The USC School of Advanced Computing will be open to all students regardless of major, teaching ethical uses of technology and working on "society’s most pressing issues."

The new school will be led by Gaurav Sukhatme — professor of computer science and electrical and computer engineering and executive vice dean of the Viterbi School of Engineering.

"The School of Advanced Computing signals USC's mission to provide a digital backbone for education across the university and to pursue advanced research in all aspects of computing," Sukhatme said in a press release.

"From the design of new paradigms for artificial intelligence and machine learning to explorations in science, medicine, business, policy, law, the humanities, and the arts — it is a tremendous honor and privilege to lead this initiative."

Operating within the USC Viterbi School of Engineering, the School of Advanced Computing will operate as a "school-within-a-school," and contain the university's Department of Computer Science, Electrical and Computer Engineering and its Division of Computing Education.

The school is a fundamental piece of USC President Carol Folt's Frontiers of Computing initiative, a 10-year, billion-dollar campaign launched last spring.

The initiative was made possible by a $260 million gift from the Lord Foundation of California, a nonprofit foundation that supports USC.

The school will be housed in the Dr.

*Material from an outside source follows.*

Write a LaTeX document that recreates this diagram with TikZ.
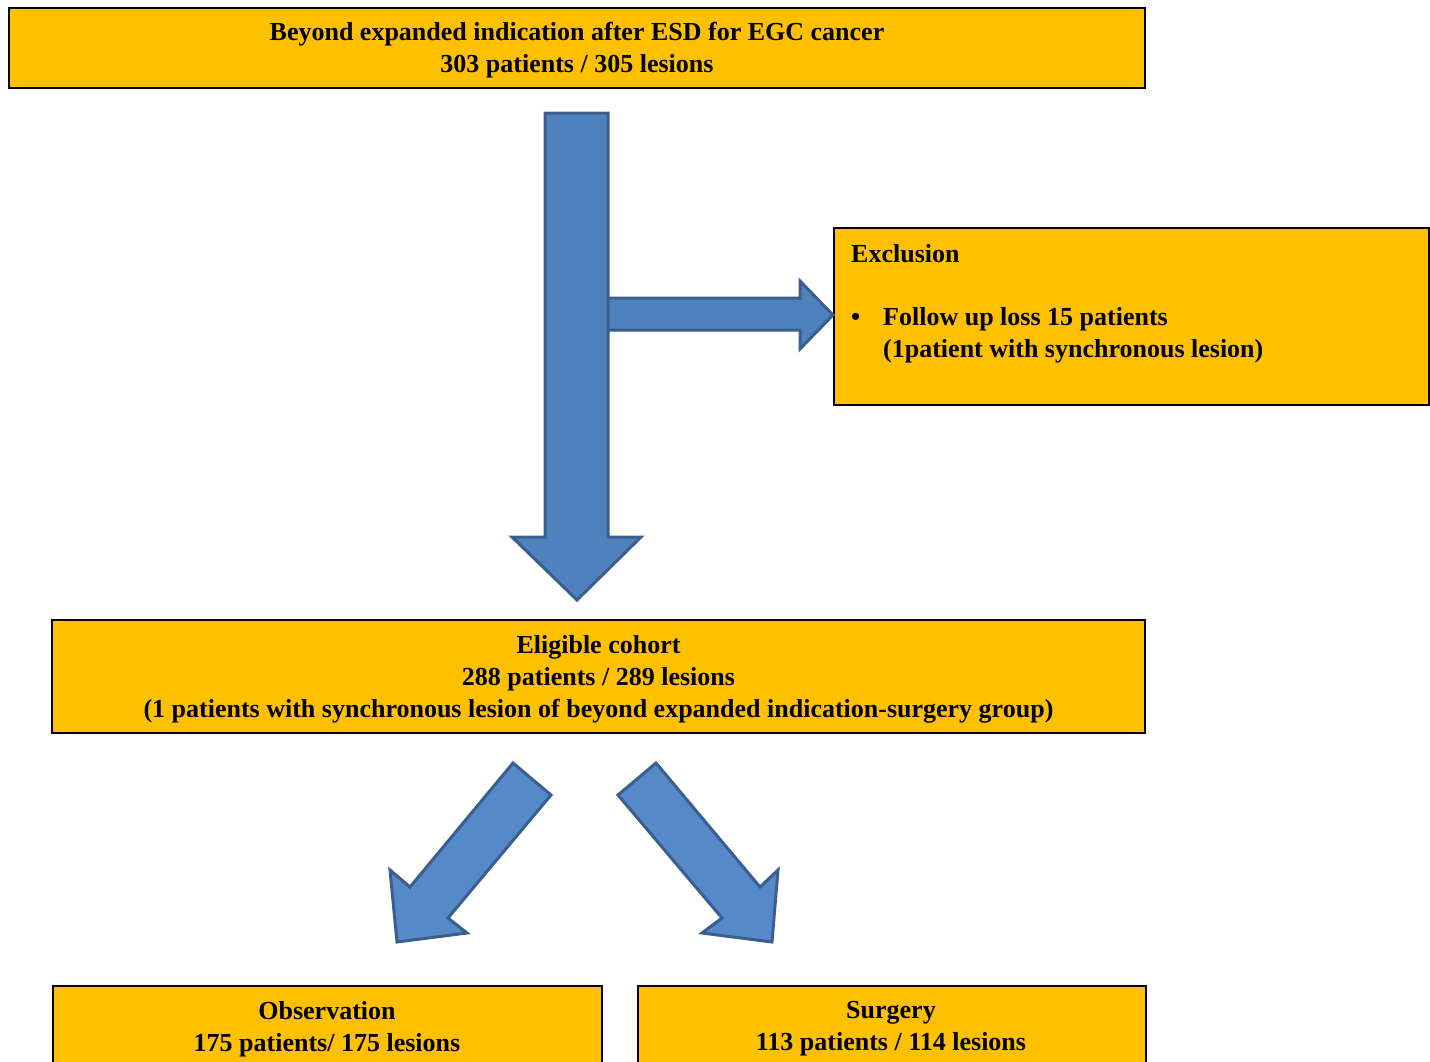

Allen and Charlotte Ginsburg Human-Centered Computation Hall, a 116,000-square-foot facility scheduled to open this summer.

Students will be able to engage in a variety of academic programs focused on advanced computing across multiple disciplines, from healthcare to finance, according to the university.

"Software pioneer Marc Andreessen famously said a decade ago that software is eating the world. I would say that, in fact, computing is eating the world," Sukhatme said.